O quadro total da acção deste livro é realista e chega até a ser pessimista, ao insistir no tema da morte, com a agravante de mais um homicídio e respectivo funeral, com a morte de Deolinda às mãos do marido, mas a tristeza não perdura, AGC leva a acção para o escritório de Rafael, onde é finalmente revelada a Diana as carta que a sua mãe deixou com Fernando, colocando-nos num patamar decisivo desta estória.
Depois de muitas peripécias, a investigação culmina na detenção de Manuel Mirolho, na qualidade de mandante do assassínio da própria mulher, estando todavia definido o objectivo de desmascarar o grupo PT2. Pouco a pouco, os membros desta organização misteriosa começam a ser identificados, cabendo lugar ainda a uma boa perplexidade, quando reconhecemos a proximidade das pessoas envolvidas.

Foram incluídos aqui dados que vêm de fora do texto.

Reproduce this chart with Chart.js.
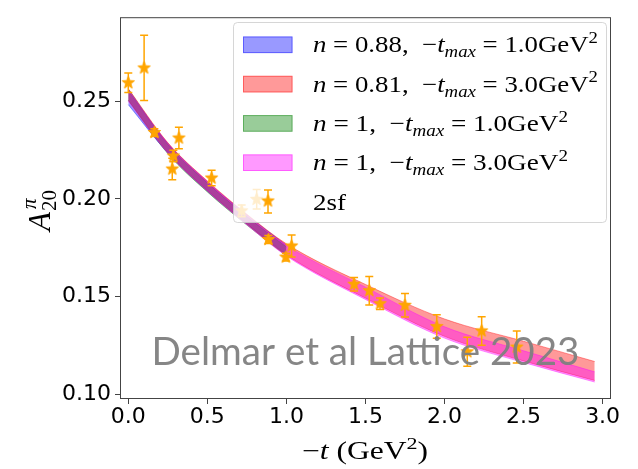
<!DOCTYPE html>
<html>
<head>
<meta charset="utf-8">
<script src="https://cdn.jsdelivr.net/npm/chart.js@4.4.0/dist/chart.umd.min.js"></script>
<style>
  html, body { margin: 0; padding: 0; background: #fff; }
</style>
</head>
<body>
<canvas id="chart" width="638" height="469"></canvas>
<script>
// 2sf lattice data: -t (GeV^2), A20 and its error
const tPoints   = [0.00, 0.10, 0.165, 0.278, 0.285, 0.32, 0.527, 0.717, 0.812, 0.886, 0.997, 1.033, 1.428, 1.524, 1.592, 1.750, 1.951, 2.144, 2.235, 2.457];
const a20Points = [0.2595, 0.2671, 0.2340, 0.2153, 0.2220, 0.2312, 0.2107, 0.1939, 0.1998, 0.1792, 0.1702, 0.1759, 0.1563, 0.1530, 0.1463, 0.1455, 0.1346, 0.1217, 0.1324, 0.1241];
const a20Errors = [0.0050, 0.0167, 0.0020, 0.0055, 0.0030, 0.0055, 0.0040, 0.0030, 0.0050, 0.0020, 0.0020, 0.0056, 0.0035, 0.0073, 0.0030, 0.0060, 0.0060, 0.0074, 0.0073, 0.0082];

// fit bands, -t_max = 1.0 fits stop at 1.0, -t_max = 3.0 fits run further
const tShort = [0, 0.25, 0.5, 0.75, 1.0];
const tLong  = [0, 0.25, 0.5, 0.75, 1.0, 1.5, 2.0, 2.5, 2.95];

const blueLo  = [0.2483, 0.2235, 0.2040, 0.1872, 0.1715];
const blueHi  = [0.2555, 0.2285, 0.2088, 0.1918, 0.1763];
const greenLo = [0.2505, 0.2232, 0.2036, 0.1866, 0.1708];
const greenHi = [0.2562, 0.2280, 0.2082, 0.1910, 0.1754];
const redLo   = [0.2505, 0.2238, 0.2043, 0.1872, 0.1713, 0.1492, 0.1296, 0.1170, 0.1070];
const redHi   = [0.2565, 0.2288, 0.2092, 0.1922, 0.1770, 0.1562, 0.1385, 0.1271, 0.1167];
const magLo   = [0.2500, 0.2235, 0.2040, 0.1868, 0.1708, 0.1485, 0.1287, 0.1162, 0.1062];
const magHi   = [0.2560, 0.2283, 0.2087, 0.1915, 0.1762, 0.1548, 0.1345, 0.1222, 0.1114];

const xTicks = [0, 0.5, 1.0, 1.5, 2.0, 2.5, 3.0];
const yTicks = [0.10, 0.15, 0.20, 0.25];

const ORANGE = '#ffa500';
const BLUE = 'rgba(0,0,255,0.4)';
const RED = 'rgba(255,0,0,0.4)';
const GREEN = 'rgba(0,128,0,0.4)';
const MAGENTA = 'rgba(255,0,255,0.4)';
const SERIF = '"Liberation Serif", "DejaVu Serif", serif';

// filled five point star used as the marker
function makeStar(r, color) {
  const c = document.createElement('canvas');
  const s = Math.ceil(r * 2 + 4);
  c.width = s; c.height = s;
  const g = c.getContext('2d');
  g.translate(s / 2, s / 2);
  g.beginPath();
  for (let k = 0; k < 10; k++) {
    const rad = k % 2 === 0 ? r : r * 0.42;
    const a = -Math.PI / 2 + k * Math.PI / 5;
    g.lineTo(rad * Math.cos(a), rad * Math.sin(a));
  }
  g.closePath();
  g.fillStyle = color;
  g.strokeStyle = color;
  g.lineWidth = 1;
  g.fill();
  g.stroke();
  return c;
}
const starImg = makeStar(6.5, ORANGE);

function pts(xs, ys) { return xs.map((x, i) => ({ x: x, y: ys[i] })); }

function band(xs, lo, hi, color, order) {
  const common = {
    type: 'scatter', showLine: true, borderColor: color, borderWidth: 1,
    pointRadius: 0, cubicInterpolationMode: 'monotone', order: order
  };
  return [
    Object.assign({ data: pts(xs, lo), fill: false }, common),
    Object.assign({ data: pts(xs, hi), fill: '-1', backgroundColor: color }, common)
  ];
}

// text with italic / sub / sup pieces, squeezed or stretched to a given width
function richWidth(ctx, parts, size) {
  let w = 0;
  for (const p of parts) {
    const fs = (p.sub || p.sup) ? size * 0.7 : size;
    ctx.font = (p.i ? 'italic ' : '') + fs + 'px ' + SERIF;
    w += ctx.measureText(p.t).width;
  }
  return w;
}
function drawRich(ctx, parts, x, y, size, width) {
  const natural = richWidth(ctx, parts, size);
  const sx = width ? width / natural : 1;
  ctx.save();
  ctx.translate(x, y);
  ctx.scale(sx, 1);
  let cx = 0;
  for (const p of parts) {
    let fs = size, dy = 0;
    if (p.sub) { fs = size * 0.7; dy = size * 0.22; }
    if (p.sup) { fs = size * 0.7; dy = -size * 0.4; }
    ctx.font = (p.i ? 'italic ' : '') + fs + 'px ' + SERIF;
    ctx.fillText(p.t, cx, dy);
    cx += ctx.measureText(p.t).width;
  }
  ctx.restore();
}

const errorBars = {
  id: 'errorBars',
  beforeDatasetDraw(chart, args) {
    if (args.index !== 0) return;
    const { ctx, scales: { x, y } } = chart;
    ctx.save();
    ctx.strokeStyle = ORANGE;
    ctx.lineWidth = 1.5;
    tPoints.forEach((t, i) => {
      const px = x.getPixelForValue(t);
      const top = y.getPixelForValue(a20Points[i] + a20Errors[i]);
      const bot = y.getPixelForValue(a20Points[i] - a20Errors[i]);
      ctx.beginPath();
      ctx.moveTo(px, top); ctx.lineTo(px, bot);
      ctx.moveTo(px - 4, top); ctx.lineTo(px + 4, top);
      ctx.moveTo(px - 4, bot); ctx.lineTo(px + 4, bot);
      ctx.stroke();
    });
    ctx.restore();
  }
};

const legendEntries = [
  { color: BLUE, width: 285, parts: [{ t: 'n', i: true }, { t: ' = 0.88,  \u2212' }, { t: 't', i: true }, { t: 'max', i: true, sub: true }, { t: ' = 1.0GeV' }, { t: '2', sup: true }] },
  { color: RED, width: 285, parts: [{ t: 'n', i: true }, { t: ' = 0.81,  \u2212' }, { t: 't', i: true }, { t: 'max', i: true, sub: true }, { t: ' = 3.0GeV' }, { t: '2', sup: true }] },
  { color: GREEN, width: 255, parts: [{ t: 'n', i: true }, { t: ' = 1,  \u2212' }, { t: 't', i: true }, { t: 'max', i: true, sub: true }, { t: ' = 1.0GeV' }, { t: '2', sup: true }] },
  { color: MAGENTA, width: 255, parts: [{ t: 'n', i: true }, { t: ' = 1,  \u2212' }, { t: 't', i: true }, { t: 'max', i: true, sub: true }, { t: ' = 3.0GeV' }, { t: '2', sup: true }] },
  { star: true, width: 33, parts: [{ t: '2sf' }] }
];

function roundRect(ctx, x, y, w, h, r) {
  ctx.beginPath();
  ctx.moveTo(x + r, y);
  ctx.arcTo(x + w, y, x + w, y + h, r);
  ctx.arcTo(x + w, y + h, x, y + h, r);
  ctx.arcTo(x, y + h, x, y, r);
  ctx.arcTo(x, y, x + w, y, r);
  ctx.closePath();
}

const decorations = {
  id: 'decorations',
  afterDatasetsDraw(chart) {
    const ctx = chart.ctx;
    const a = chart.chartArea;
    ctx.save();
    // legend box
    roundRect(ctx, 233.5, 22.5, 373, 200, 4);
    ctx.fillStyle = 'rgba(255,255,255,0.8)';
    ctx.fill();
    ctx.strokeStyle = 'rgba(204,204,204,0.8)';
    ctx.lineWidth = 1;
    ctx.stroke();
    ctx.textBaseline = 'alphabetic';
    legendEntries.forEach((e, k) => {
      const cy = 44.8 + k * 39.3;
      if (e.star) {
        ctx.strokeStyle = ORANGE;
        ctx.lineWidth = 1.5;
        ctx.beginPath();
        ctx.moveTo(268, cy - 12); ctx.lineTo(268, cy + 11);
        ctx.moveTo(264, cy - 12); ctx.lineTo(272, cy - 12);
        ctx.moveTo(264, cy + 11); ctx.lineTo(272, cy + 11);
        ctx.stroke();
        ctx.drawImage(starImg, 268 - starImg.width / 2, cy - 1 - starImg.height / 2);
      } else {
        ctx.fillStyle = e.color;
        ctx.fillRect(243, cy - 8.3, 49.5, 16.6);
        ctx.strokeStyle = e.color;
        ctx.lineWidth = 1;
        ctx.strokeRect(243.5, cy - 7.8, 48.5, 15.6);
      }
      ctx.fillStyle = '#000';
      drawRich(ctx, e.parts, 313, cy + 7.5, 23, e.width);
    });

    // frame
    ctx.strokeStyle = '#444';
    ctx.lineWidth = 1;
    ctx.strokeRect(a.left + 0.5, a.top + 0.5, a.right - a.left - 1, a.bottom - a.top - 1);

    // axis titles
    ctx.fillStyle = '#000';
    ctx.textAlign = 'left';
    const xParts = [{ t: '\u2212' }, { t: 't', i: true }, { t: ' (GeV' }, { t: '2', sup: true }, { t: ')' }];
    drawRich(ctx, xParts, 302, 459, 25, 126);

    ctx.save();
    ctx.translate(50, 231);
    ctx.rotate(-Math.PI / 2);
    ctx.font = 'italic 31px ' + SERIF;
    ctx.fillText('A', 0, 0);
    const wa = ctx.measureText('A').width;
    ctx.font = '21px ' + SERIF;
    ctx.fillText('20', wa + 1, 6);
    ctx.font = 'italic 21px ' + SERIF;
    ctx.fillText('\u03c0', wa + 3, -14);
    ctx.restore();

    ctx.restore();
  },
  afterDraw(chart) {
    const ctx = chart.ctx;
    ctx.save();
    ctx.fillStyle = 'rgba(128,128,128,0.95)';
    ctx.font = '38px Lato, "Open Sans", sans-serif';
    ctx.textBaseline = 'alphabetic';
    const label = 'Delmar et al Lattice 2023';
    const tw = ctx.measureText(label).width;
    ctx.translate(151.5, 365);
    ctx.scale(428 / tw, 1);
    ctx.fillText(label, 0, 0);
    ctx.restore();
  }
};

const datasets = [
  {
    type: 'scatter',
    data: pts(tPoints, a20Points),
    pointStyle: starImg,
    pointRadius: 6,
    showLine: false,
    order: 0
  }
].concat(
  band(tShort, blueLo, blueHi, BLUE, 4),
  band(tLong, redLo, redHi, RED, 3),
  band(tShort, greenLo, greenHi, GREEN, 2),
  band(tLong, magLo, magHi, MAGENTA, 1)
);

const tickFont = { family: '"DejaVu Sans", sans-serif', size: 22 };

new Chart(document.getElementById('chart'), {
  type: 'scatter',
  data: { datasets: datasets },
  options: {
    responsive: false,
    animation: false,
    devicePixelRatio: 1,
    layout: { padding: { top: 9, right: 27, left: 0, bottom: 0 } },
    plugins: { legend: { display: false }, tooltip: { enabled: false } },
    scales: {
      x: {
        type: 'linear',
        min: -0.0525,
        max: 3.053,
        afterFit: s => { s.height = 70; },
        afterBuildTicks: s => { s.ticks = xTicks.map(v => ({ value: v })); },
        ticks: { font: tickFont, color: '#000', padding: 0, callback: v => v.toFixed(1) },
        grid: { drawOnChartArea: false, drawTicks: true, tickLength: 5, color: '#444' },
        border: { display: false }
      },
      y: {
        type: 'linear',
        min: 0.0975,
        max: 0.2931,
        afterFit: s => { s.width = 120; },
        afterBuildTicks: s => { s.ticks = yTicks.map(v => ({ value: v })); },
        ticks: { font: tickFont, color: '#000', padding: 4, callback: v => v.toFixed(2) },
        grid: { drawOnChartArea: false, drawTicks: true, tickLength: 5, color: '#444' },
        border: { display: false }
      }
    }
  },
  plugins: [errorBars, decorations]
});
</script>
</body>
</html>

Com a ajuda do inspector Esteves, que conduz a investigação, Fernando vai procurar alguém do passado de Deolinda, para que Diana possa finalmente encontrar respostas quanto à sua origem, ainda que tais revelações possam vir a interferir no modo de se relacionar com Rafael, quando descobre que este é o neto adoptivo do seu pai biológico. Desconfio que seja esta a razão do título “a fronteira do amor”.
Perto de uma fase decisiva da acção, AGC recorda António Ramos Rosa, ao citar que “não é possível adiar o amor” entre Rafael e Diana, valendo-se ainda da mítica alegoria bíblica que juntou uma serpente e uma maçã para tornar irresistível o desejo entre dois amantes. Sempre pontuando de versos as últimas páginas, dá-se a lenta passagem do tempo, serão precisos cinco anos para que se reencontrem.
O efeito-surpresa do desfecho abre nova ferida na leitura; a morte de Diana, também ela assassinada pelo marido, traz à memória o que tinha acontecido a sua mãe, duplicando o sentimento de crueldade. Esta decisão do narrador pode ter sido espontânea ou planeada, mas não altera o carácter humano dos acontecimentos, já que estabelece a fragilidade do amor e a ténue fronteira entre vivê-lo e perdê-lo.
Por minha vontade, este texto segue a grafia anterior ao Novo Acordo Ortográfico de 1990.